In 1992, Derek Jarman produced a series of intense paintings in which multivalent phrases like ‘sex horror’ are scraped by finger into impasto paint over photocopies of tabloid newspapers with homophobic headlines. The title of the series — ‘Blind Date’ — is gallows humor; the artist, losing his sight, needed help to get the paintings done. I’d perceived these late works as hellish, furious, feverish, in part propelled by misguided prescriptions. Indeed, they may be all these things. But how compelling to hear that the boys in the cottage actually did watch the campy tv show Blind Date. I’m reminded that to be serious isn’t the same as being pious.
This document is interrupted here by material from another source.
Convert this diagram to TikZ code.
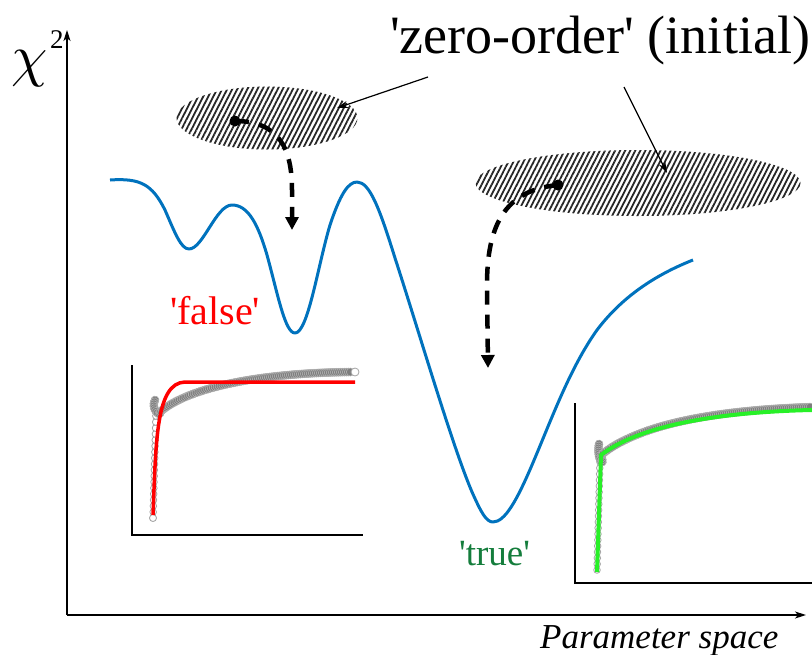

We can have one foot in the “desert” and still tune into the broadcast of a regular day. Sontag, once more: ‘Camp taste is a kind of love, love for human nature. It relishes, rather than judges, the little triumphs and awkward intensities of “character.” Camp taste identifies with what it is enjoying. People who share this sensibility are not laughing at the thing they label as “a camp,” they’re enjoying it. Camp is a tender feeling.’
I am thankful to David and Joe for opening their home to Carl’s camera. Carl documents intravenous injection unflinchingly, while maybe none of them expected how their attention would roam to the watering of rooftop plants, the dog, the heat, a magazine, bare feet. I am not only shown the darkness falling before David’s eyes, but the way he and Joe filled one another with light. I am inside a place where it is acceptable to accept anger, just laughter is permitted and music is heard. I am witness to the expansive possibilities of commitment. I’m invited into a moment when two lovers smile, surrendering to relief. I’m tasked to consider home as not only a place to retreat into sameness, but a site from which to foster tomorrow’s difference.